Collected data —
= = = = = = =
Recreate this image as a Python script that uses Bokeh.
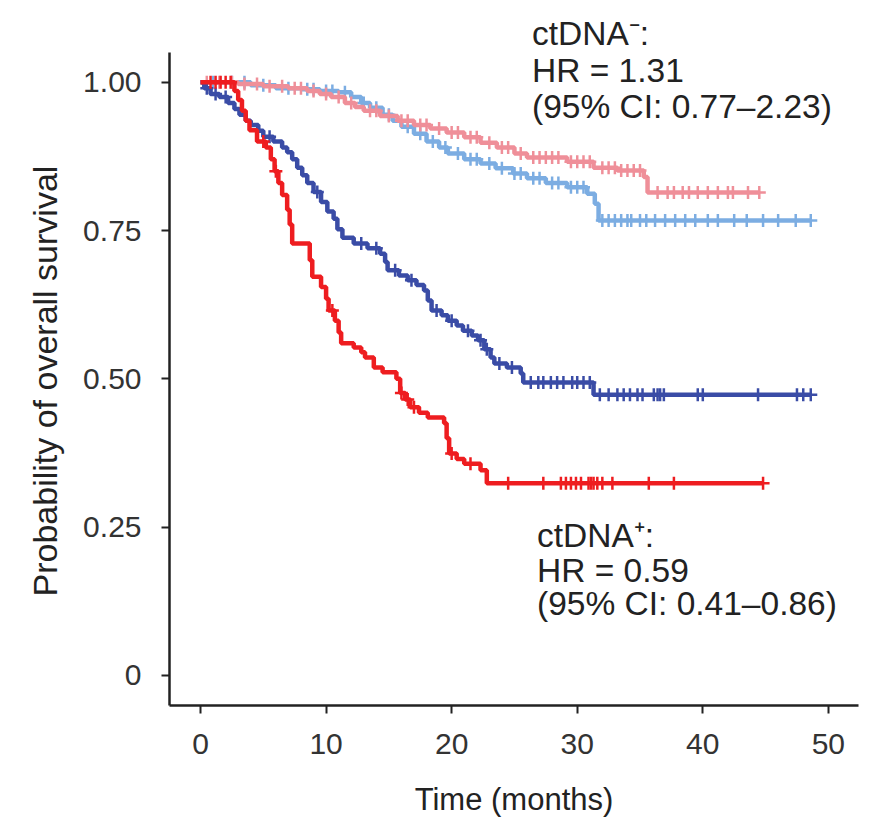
import numpy as np
from bokeh.plotting import figure
from bokeh.models import Range1d, FixedTicker, Label, Title
from bokeh.embed import file_html
from bokeh.resources import INLINE

# ---------------- data ----------------
# ctDNA- group, arm 1 (pink)
pink_times = [3.0, 5.0, 7.0, 8.5, 9.5, 10.4, 11.5, 12.3, 13.0, 14.3, 15.7, 17.0, 18.3,
              19.6, 21.0, 22.3, 23.6, 25.0, 26.0, 29.2, 31.3, 33.2, 35.3, 35.6]
pink_surv = [0.997, 0.993, 0.99, 0.985, 0.98, 0.975, 0.965, 0.958, 0.952, 0.943, 0.935,
             0.928, 0.922, 0.915, 0.907, 0.898, 0.89, 0.88, 0.873, 0.866, 0.856, 0.851,
             0.84, 0.814]
pink_censor = [0.5, 1.5, 2.5, 3.5, 4.5, 5.5, 6.5, 7.5, 8.0, 9.0, 10.0, 11.0, 12.0, 13.5,
               14.0, 15.0, 16.0, 16.5, 17.5, 18.0, 19.0, 20.0, 20.5, 21.5, 22.0, 23.0,
               24.0, 24.5, 25.5, 26.5, 27.0, 27.5, 28.0, 28.5, 29.5, 30.0, 30.5, 31.0,
               32.0, 32.5, 33.0, 33.5, 34.0, 34.5, 35.0, 36.4, 37.2, 37.7, 38.4, 38.9,
               39.6, 40.4, 41.2, 42.0, 42.4, 43.6, 44.5]

# ctDNA- group, arm 2 (light blue)
lblue_times = [4.0, 6.0, 8.0, 9.5, 11.0, 12.0, 12.8, 13.5, 14.5, 15.3, 16.0, 17.0, 18.0,
               19.0, 19.7, 21.0, 22.3, 23.5, 24.9, 26.0, 27.5, 29.2, 30.8, 31.4, 31.7]
lblue_surv = [0.995, 0.99, 0.988, 0.985, 0.983, 0.975, 0.965, 0.957, 0.945, 0.935, 0.925,
              0.913, 0.90, 0.89, 0.88, 0.87, 0.863, 0.855, 0.846, 0.838, 0.83, 0.823,
              0.812, 0.795, 0.767]
lblue_censor = [1.0, 2.5, 3.5, 5.0, 7.0, 8.5, 9.0, 10.0, 10.5, 11.5, 13.0, 14.0, 15.0,
                16.5, 17.5, 18.5, 19.5, 20.5, 21.5, 22.0, 23.0, 24.0, 25.0, 25.5, 26.5,
                27.0, 28.0, 28.5, 29.5, 30.0, 30.5, 32.0, 32.5, 33.0, 33.5, 34.0, 34.3,
                35.0, 35.5, 36.2, 37.0, 37.8, 38.6, 39.4, 40.4, 41.2, 42.5, 43.5, 44.8,
                46.0, 47.4, 48.6]

# ctDNA+ group, arm 1 (dark blue)
dblue_times = [0.3, 0.8, 1.5, 2.2, 2.7, 3.1, 3.6, 4.0, 4.6, 5.0, 5.8, 6.5, 6.9, 7.3, 7.7,
               8.1, 8.5, 9.0, 9.6, 10.1, 10.6, 10.9, 11.3, 12.2, 13.3, 14.3, 14.7, 14.9,
               15.8, 16.5, 17.2, 17.8, 18.1, 18.4, 19.2, 19.7, 20.4, 20.9, 21.6, 22.1,
               22.6, 23.1, 23.4, 24.4, 25.5, 25.7, 31.3]
dblue_surv = [0.99, 0.98, 0.975, 0.965, 0.955, 0.945, 0.935, 0.928, 0.918, 0.908, 0.90,
              0.89, 0.882, 0.87, 0.856, 0.843, 0.83, 0.815, 0.798, 0.782, 0.77, 0.752,
              0.738, 0.728, 0.72, 0.711, 0.697, 0.683, 0.674, 0.666, 0.658, 0.649, 0.632,
              0.615, 0.607, 0.598, 0.59, 0.581, 0.573, 0.565, 0.55, 0.536, 0.526, 0.519,
              0.509, 0.494, 0.473]
dblue_censor = [0.5, 1.2, 2.0, 5.5, 9.3, 12.8, 14.0, 15.5, 16.8, 18.8, 20.0, 21.3, 22.3,
                22.8, 23.8, 24.8, 26.3, 26.9, 27.3, 27.9, 28.4, 28.9, 29.6, 30.0, 30.5,
                31.0, 31.8, 32.5, 33.2, 33.7, 34.2, 34.8, 35.2, 36.1, 36.4, 36.6, 36.9,
                39.6, 40.0, 44.4, 47.5, 48.0, 48.6]

# ctDNA+ group, arm 2 (red)
red_times = [2.7, 3.0, 3.3, 3.6, 3.9, 4.5, 5.2, 5.6, 5.9, 6.2, 6.5, 6.9, 7.1, 7.3, 8.7,
             8.9, 9.6, 10.0, 10.2, 10.7, 11.0, 11.2, 12.2, 12.8, 13.1, 13.8, 14.5, 15.6,
             15.9, 16.3, 16.7, 17.4, 18.1, 19.4, 19.6, 19.8, 20.4, 21.0, 22.3, 22.8]
red_surv = [0.985, 0.97, 0.952, 0.935, 0.919, 0.90, 0.89, 0.87, 0.85, 0.83, 0.81, 0.785,
            0.76, 0.728, 0.70, 0.672, 0.655, 0.635, 0.615, 0.598, 0.578, 0.56, 0.553,
            0.545, 0.536, 0.519, 0.511, 0.50, 0.476, 0.465, 0.452, 0.443, 0.435, 0.425,
            0.40, 0.374, 0.365, 0.357, 0.346, 0.324]
red_censor = [0.8, 1.2, 1.6, 2.0, 2.4, 5.0, 6.0, 10.5, 16.0, 16.5, 17.0, 20.0, 21.5, 24.5,
              27.3, 28.7, 29.1, 29.5, 29.9, 30.3, 30.9, 31.1, 31.3, 31.6, 32.0, 32.8,
              35.7, 37.7, 44.8]

x_ticks = [0, 10, 20, 30, 40, 50]
y_ticks = [0, 0.25, 0.5, 0.75, 1.0]
y_tick_labels = ["0", "0.25", "0.50", "0.75", "1.00"]

top_note = ["ctDNA\u207b:", "HR = 1.31", "(95% CI: 0.77\u20132.23)"]
bottom_note = ["ctDNA\u207a:", "HR = 0.59", "(95% CI: 0.41\u20130.86)"]

groups = [
    (lblue_times, lblue_surv, lblue_censor, "#7CADE2"),
    (pink_times, pink_surv, pink_censor, "#EF8F99"),
    (dblue_times, dblue_surv, dblue_censor, "#3A4CA6"),
    (red_times, red_surv, red_censor, "#EE1D20"),
]

FONT = "Liberation Sans"

p = figure(width=868, height=820, output_backend="svg", toolbar_location=None,
           x_range=Range1d(-2.47, 52.4), y_range=Range1d(-0.0506, 1.1377),
           min_border_left=169, min_border_right=10, min_border_top=0,
           min_border_bottom=115)
p.outline_line_color = None
p.grid.visible = False
p.background_fill_color = "white"
p.border_fill_color = "white"

for times, surv, cens, col in groups:
    end = max(max(cens), times[-1])
    xs = [0.0] + list(times) + [end]
    ys = [1.0] + list(surv) + [surv[-1]]
    p.step(xs, ys, mode="after", line_color=col, line_width=4.5)
    steps = np.array([1.0] + list(surv))
    idx = np.searchsorted(np.array(times), np.array(cens), side="right")
    p.scatter(cens, steps[idx], marker="cross", size=13, line_color=col, line_width=2.5)

for ax in (p.xaxis[0], p.yaxis[0]):
    ax.axis_line_width = 2.5
    ax.axis_line_color = "#222222"
    ax.major_tick_line_width = 2
    ax.major_tick_line_color = "#222222"
    ax.major_tick_in = 0
    ax.major_tick_out = 8
    ax.minor_tick_line_color = None
    ax.major_label_text_font = FONT
    ax.major_label_text_font_size = "30px"
    ax.major_label_text_color = "#333333"
    ax.axis_label_text_font = FONT
    ax.axis_label_text_font_size = "31px"
    ax.axis_label_text_font_style = "normal"
    ax.axis_label_text_color = "#222222"

p.yaxis.bounds = (-0.0506, 1.05)
p.xaxis.ticker = FixedTicker(ticks=x_ticks)
p.yaxis.ticker = FixedTicker(ticks=y_ticks)
p.yaxis.major_label_overrides = {t: s for t, s in zip(y_ticks, y_tick_labels)}
p.xaxis.axis_label = "Time (months)"
p.xaxis.major_label_standoff = 20
p.yaxis.major_label_standoff = 20
p.xaxis.axis_label_standoff = 25

# y-axis title as a left-side title so it can be centred on the axis line
ytitle = Title(text="Probability of overall survival", align="left", offset=109,
               text_font=FONT, text_font_size="34px", text_font_style="normal",
               text_color="#222222", standoff=33)
p.add_layout(ytitle, "left")

# annotations (positions in data units)
for line, yb in zip(top_note, [1.082, 1.0197, 0.959]):
    p.add_layout(Label(x=26.4, y=yb, text=line, text_font=FONT, text_font_size="33.5px",
                       text_color="#222222", text_baseline="alphabetic", text_align="left"))
for line, yb in zip(bottom_note, [0.2355, 0.1765, 0.1208]):
    p.add_layout(Label(x=26.8, y=yb, text=line, text_font=FONT, text_font_size="33.5px",
                       text_color="#222222", text_baseline="alphabetic", text_align="left"))

open("out.html", "w").write(file_html(p, INLINE))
= = = = = = =
Exercise directions — Look at the listing and set down only the lines from its start through the line with "from bokeh.resources import INLINE", word for word and without pictures.

Answer for the task —
Recreate this image as a Python script that uses Bokeh.
import numpy as np
from bokeh.plotting import figure
from bokeh.models import Range1d, FixedTicker, Label, Title
from bokeh.embed import file_html
from bokeh.resources import INLINE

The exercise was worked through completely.